Reproduce each line from the first in the data through the line that contains "from matplotlib.ticker import MultipleLocator" exactly; give nothing else.

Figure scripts
<<<<

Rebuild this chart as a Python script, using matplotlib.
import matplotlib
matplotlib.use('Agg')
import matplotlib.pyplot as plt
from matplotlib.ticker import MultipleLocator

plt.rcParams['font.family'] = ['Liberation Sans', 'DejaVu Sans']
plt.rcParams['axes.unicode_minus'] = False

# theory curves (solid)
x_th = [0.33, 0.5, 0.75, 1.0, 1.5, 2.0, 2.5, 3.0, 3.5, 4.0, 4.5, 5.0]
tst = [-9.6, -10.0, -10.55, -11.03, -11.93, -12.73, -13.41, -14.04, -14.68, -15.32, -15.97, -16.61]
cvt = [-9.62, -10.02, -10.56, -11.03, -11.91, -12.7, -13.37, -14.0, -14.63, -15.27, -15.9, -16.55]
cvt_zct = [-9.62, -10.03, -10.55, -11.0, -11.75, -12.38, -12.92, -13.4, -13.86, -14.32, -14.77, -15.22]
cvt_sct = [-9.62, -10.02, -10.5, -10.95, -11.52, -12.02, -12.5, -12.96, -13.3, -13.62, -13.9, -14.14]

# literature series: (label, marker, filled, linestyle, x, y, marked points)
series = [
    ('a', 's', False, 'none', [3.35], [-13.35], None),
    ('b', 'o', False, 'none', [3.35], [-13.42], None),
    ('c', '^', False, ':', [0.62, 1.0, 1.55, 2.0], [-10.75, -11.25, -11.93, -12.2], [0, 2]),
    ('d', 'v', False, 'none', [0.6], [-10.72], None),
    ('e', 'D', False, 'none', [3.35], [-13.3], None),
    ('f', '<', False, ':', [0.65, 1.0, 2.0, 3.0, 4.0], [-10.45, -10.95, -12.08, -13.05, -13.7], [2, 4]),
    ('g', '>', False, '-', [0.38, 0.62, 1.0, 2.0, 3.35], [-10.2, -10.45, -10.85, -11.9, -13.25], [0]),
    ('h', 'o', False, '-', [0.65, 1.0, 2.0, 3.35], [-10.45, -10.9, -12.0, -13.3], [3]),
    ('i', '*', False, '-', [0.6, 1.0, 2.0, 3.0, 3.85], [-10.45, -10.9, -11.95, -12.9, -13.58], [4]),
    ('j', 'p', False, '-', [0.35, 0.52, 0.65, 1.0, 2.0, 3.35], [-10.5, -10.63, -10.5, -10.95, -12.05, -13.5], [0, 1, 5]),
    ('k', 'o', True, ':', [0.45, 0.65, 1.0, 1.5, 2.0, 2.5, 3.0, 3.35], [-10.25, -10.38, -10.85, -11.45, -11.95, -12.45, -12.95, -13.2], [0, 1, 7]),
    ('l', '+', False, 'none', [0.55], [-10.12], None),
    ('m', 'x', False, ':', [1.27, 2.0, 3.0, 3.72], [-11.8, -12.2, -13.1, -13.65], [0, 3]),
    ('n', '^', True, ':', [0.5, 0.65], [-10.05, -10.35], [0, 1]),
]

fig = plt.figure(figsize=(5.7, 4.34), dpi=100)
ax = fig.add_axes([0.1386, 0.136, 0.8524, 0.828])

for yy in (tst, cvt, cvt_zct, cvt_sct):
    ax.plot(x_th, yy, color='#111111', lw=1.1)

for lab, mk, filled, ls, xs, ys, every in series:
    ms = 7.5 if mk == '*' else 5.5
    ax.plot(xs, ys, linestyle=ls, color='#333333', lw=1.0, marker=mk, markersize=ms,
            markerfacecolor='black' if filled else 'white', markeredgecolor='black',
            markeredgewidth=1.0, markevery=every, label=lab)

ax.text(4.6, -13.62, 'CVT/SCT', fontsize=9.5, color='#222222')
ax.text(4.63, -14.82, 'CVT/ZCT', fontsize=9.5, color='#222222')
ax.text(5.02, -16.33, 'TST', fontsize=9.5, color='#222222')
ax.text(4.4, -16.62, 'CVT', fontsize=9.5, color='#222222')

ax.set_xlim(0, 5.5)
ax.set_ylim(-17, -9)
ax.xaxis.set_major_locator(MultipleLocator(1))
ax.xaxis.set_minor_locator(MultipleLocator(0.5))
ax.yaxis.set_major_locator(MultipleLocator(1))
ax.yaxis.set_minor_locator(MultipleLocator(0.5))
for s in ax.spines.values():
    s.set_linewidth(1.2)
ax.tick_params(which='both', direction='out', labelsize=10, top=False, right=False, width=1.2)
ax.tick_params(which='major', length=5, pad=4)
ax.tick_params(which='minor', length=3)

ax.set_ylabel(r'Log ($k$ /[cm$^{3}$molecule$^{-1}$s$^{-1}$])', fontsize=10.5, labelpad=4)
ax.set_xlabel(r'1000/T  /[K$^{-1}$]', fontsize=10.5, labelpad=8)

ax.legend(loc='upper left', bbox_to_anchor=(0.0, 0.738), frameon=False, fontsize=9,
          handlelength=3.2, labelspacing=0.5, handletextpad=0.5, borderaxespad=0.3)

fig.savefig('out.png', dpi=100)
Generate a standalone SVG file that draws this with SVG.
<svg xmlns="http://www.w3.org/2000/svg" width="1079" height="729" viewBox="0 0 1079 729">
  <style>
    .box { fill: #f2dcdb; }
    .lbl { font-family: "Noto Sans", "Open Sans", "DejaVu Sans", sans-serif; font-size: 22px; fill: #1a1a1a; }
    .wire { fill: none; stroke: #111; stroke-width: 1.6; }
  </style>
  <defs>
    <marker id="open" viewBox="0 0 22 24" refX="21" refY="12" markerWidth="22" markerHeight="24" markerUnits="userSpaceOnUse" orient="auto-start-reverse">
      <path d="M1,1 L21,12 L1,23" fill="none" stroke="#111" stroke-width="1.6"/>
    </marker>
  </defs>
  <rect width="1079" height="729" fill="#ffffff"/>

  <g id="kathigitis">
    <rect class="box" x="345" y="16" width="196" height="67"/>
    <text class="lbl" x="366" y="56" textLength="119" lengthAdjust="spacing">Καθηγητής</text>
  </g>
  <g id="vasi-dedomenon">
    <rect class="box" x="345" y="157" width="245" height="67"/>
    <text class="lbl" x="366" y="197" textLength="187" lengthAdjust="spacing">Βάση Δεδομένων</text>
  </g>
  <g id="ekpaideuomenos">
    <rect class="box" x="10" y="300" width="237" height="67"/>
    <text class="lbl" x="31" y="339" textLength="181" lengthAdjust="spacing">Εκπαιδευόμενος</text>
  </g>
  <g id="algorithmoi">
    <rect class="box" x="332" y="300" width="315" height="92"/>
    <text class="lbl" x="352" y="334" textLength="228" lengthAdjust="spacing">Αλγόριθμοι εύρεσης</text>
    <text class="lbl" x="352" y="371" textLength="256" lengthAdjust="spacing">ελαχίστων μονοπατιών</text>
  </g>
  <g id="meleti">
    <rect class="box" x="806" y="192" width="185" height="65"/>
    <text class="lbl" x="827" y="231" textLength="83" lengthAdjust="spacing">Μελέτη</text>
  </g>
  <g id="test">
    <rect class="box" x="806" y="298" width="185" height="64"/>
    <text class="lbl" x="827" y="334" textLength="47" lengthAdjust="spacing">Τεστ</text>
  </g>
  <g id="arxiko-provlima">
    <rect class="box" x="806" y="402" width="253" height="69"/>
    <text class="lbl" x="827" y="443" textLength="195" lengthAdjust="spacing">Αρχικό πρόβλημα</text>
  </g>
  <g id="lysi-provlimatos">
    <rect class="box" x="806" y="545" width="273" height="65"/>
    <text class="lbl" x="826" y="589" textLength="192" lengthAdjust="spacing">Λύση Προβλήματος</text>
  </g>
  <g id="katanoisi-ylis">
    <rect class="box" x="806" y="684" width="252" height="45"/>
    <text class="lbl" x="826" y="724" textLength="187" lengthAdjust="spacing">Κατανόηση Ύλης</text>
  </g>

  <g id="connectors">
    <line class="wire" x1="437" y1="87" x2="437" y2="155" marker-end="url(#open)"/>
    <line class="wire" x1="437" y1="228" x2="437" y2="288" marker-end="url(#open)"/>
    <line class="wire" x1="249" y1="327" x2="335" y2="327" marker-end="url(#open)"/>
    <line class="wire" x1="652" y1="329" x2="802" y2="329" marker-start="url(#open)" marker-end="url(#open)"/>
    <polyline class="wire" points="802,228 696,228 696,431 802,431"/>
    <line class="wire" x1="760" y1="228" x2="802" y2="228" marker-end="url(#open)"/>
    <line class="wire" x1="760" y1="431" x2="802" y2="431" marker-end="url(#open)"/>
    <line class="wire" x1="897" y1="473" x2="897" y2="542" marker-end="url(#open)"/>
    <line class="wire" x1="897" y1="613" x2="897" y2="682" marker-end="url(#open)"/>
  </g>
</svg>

>>>>

> [Exercise solution]
Rebuild this chart as a Python script, using matplotlib.
import matplotlib
matplotlib.use('Agg')
import matplotlib.pyplot as plt
from matplotlib.ticker import MultipleLocator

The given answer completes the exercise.